= Data section =
========================
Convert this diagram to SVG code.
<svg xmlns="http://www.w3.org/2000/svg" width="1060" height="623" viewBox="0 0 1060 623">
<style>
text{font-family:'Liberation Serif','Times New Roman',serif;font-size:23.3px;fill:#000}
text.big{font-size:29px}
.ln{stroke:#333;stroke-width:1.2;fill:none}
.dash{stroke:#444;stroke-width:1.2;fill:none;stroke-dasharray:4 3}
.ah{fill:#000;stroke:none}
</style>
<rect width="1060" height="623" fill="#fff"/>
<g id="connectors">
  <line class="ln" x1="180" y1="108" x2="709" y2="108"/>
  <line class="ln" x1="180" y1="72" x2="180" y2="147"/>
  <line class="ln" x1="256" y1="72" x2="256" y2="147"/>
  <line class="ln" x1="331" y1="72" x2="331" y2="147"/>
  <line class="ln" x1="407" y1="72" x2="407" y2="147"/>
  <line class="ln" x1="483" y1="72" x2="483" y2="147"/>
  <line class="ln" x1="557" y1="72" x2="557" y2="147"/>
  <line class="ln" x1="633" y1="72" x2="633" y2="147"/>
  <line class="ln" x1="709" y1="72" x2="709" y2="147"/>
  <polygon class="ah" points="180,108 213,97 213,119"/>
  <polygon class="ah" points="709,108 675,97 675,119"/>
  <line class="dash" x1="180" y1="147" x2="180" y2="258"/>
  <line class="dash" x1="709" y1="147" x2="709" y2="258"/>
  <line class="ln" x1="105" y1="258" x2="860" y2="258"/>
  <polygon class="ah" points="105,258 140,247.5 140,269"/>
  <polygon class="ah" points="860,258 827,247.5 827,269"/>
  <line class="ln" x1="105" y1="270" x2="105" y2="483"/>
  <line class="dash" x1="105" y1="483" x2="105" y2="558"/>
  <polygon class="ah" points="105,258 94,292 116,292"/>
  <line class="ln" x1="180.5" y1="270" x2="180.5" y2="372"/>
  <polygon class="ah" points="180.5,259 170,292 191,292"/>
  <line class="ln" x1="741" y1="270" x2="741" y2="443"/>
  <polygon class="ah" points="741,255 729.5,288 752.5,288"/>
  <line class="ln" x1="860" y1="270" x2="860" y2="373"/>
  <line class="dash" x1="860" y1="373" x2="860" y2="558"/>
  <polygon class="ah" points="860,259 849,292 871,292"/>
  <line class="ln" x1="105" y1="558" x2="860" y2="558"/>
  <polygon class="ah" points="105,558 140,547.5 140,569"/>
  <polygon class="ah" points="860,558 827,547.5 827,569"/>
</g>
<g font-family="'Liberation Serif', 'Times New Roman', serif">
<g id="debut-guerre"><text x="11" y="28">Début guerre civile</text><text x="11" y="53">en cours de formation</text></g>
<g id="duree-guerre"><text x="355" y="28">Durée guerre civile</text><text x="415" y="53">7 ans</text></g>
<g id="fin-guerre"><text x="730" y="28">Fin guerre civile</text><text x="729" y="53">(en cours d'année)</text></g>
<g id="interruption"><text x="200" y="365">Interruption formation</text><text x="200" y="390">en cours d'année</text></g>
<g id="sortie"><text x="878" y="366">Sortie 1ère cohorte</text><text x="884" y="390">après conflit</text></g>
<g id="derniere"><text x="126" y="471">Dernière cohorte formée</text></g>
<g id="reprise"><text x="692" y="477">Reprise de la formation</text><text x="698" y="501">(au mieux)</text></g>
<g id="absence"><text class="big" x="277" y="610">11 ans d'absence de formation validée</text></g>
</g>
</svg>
========================
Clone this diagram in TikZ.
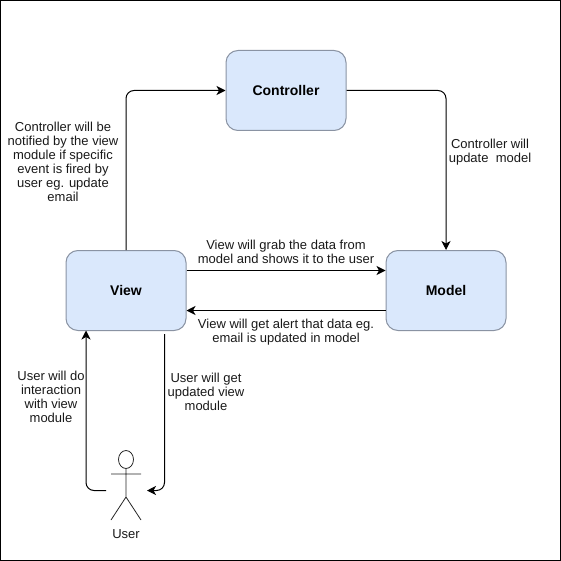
========================
= Exercise objective =
Pull out every line containing "this".

= Result =
Convert this diagram to SVG code.
Clone this diagram in TikZ.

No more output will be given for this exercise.